Ashwaq Haji Hamid, a young Iraqi Yazidi woman who was raped by an ISIS militant back in 2014, expressed her relief after hearing the judge's death verdict to her ISIS rapist in the case she raised against him.
Ashwaq Haji Hamid Talo, a 20-year-old Ezidi survivor of Daesh (ISIS) rape, got the justice she was seeking in Baghdad court. The court sentenced him to death by hanging. He was sentenced to death by hanging. She was only 14 when Daesh captured her. #yazidi #sinjar #kurds pic.twitter.com/XFWW1obAkJ
— Afshin Ismaeli (@afshin_ismaeli) March 5, 2020
In 2014, ISIS had taken over Sinjar town, that was mostly inhabited by the Yazidi minority in Iraq, killing many men and enslaving thousands of women and young girls. Ashwaq, who was only 14 years old at the time, was no exception.

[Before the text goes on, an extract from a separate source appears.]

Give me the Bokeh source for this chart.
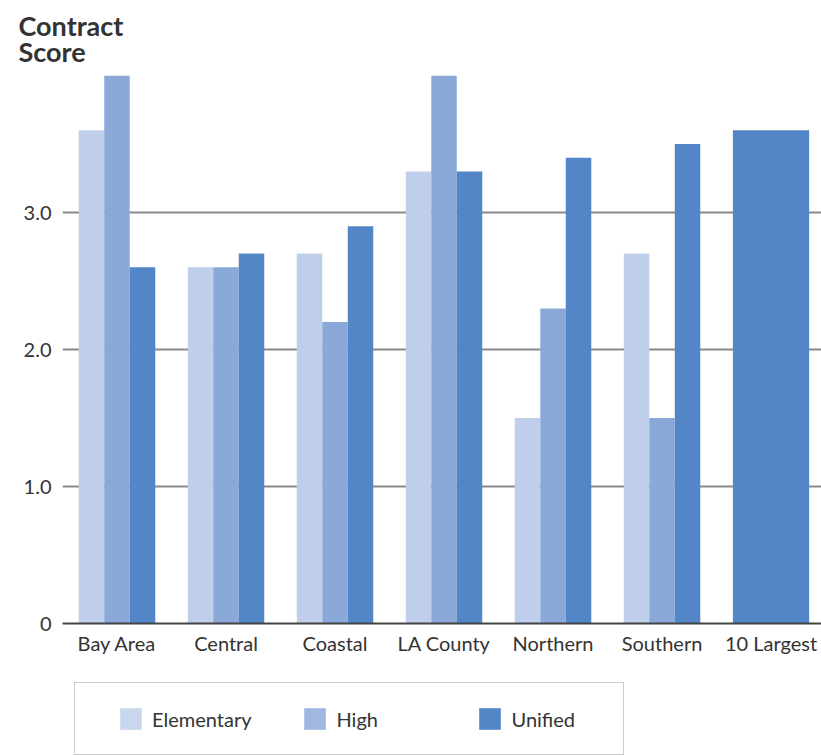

Last November, Ashwaq identified Mohammed Rashid Sahab in the court confrontation, that was aired on a local Iraqi TV channel, collapsing in tears as she remembered what she went through.
Ashwaq Haji Hamid was kidnapped and sold into slavery at 14. She later fled to Germany to begin a new life. She was forced to deal with the trauma again when she bumped into her rapist on a street, where he even threatened her by saying he knew where she lived. pic.twitter.com/fiv2hwekrE
— ASPIRING-GENERATION (@AGFNigeria) December 6, 2019
On TV, Sahab admitted raping Ashwaq for 77 days, saying that an ISIS leader "had sent her to him as a gift". In his TV appearance, he didn't show any regrets, insisting that "he couldn't tell if she was or wasn't happy with what he did!".
Ashwaq, who was granted asylum in Germany after her release, decided to get back to Iraq in 2018 and started a lawsuit against Sahab, leading to his arrest, in an unprecedented move.
"'I want my story to reach the whole world, so my message is heard by my friends and gives them the courage to do the same thing that I did, so that they can get revenge on Daesh,' she said, using the Arabic acronym for the Islamic State"https://t.co/SQFmTRN8FA
— Bill Rice (@RiceBill57) March 3, 2020
Upon receiving the court rule sentencing her rapist to death, Ashwaq hoped that the justice her case resulted in would inspire many other Iraqi women to report ISIS members who used them as sex slaves over the last few years.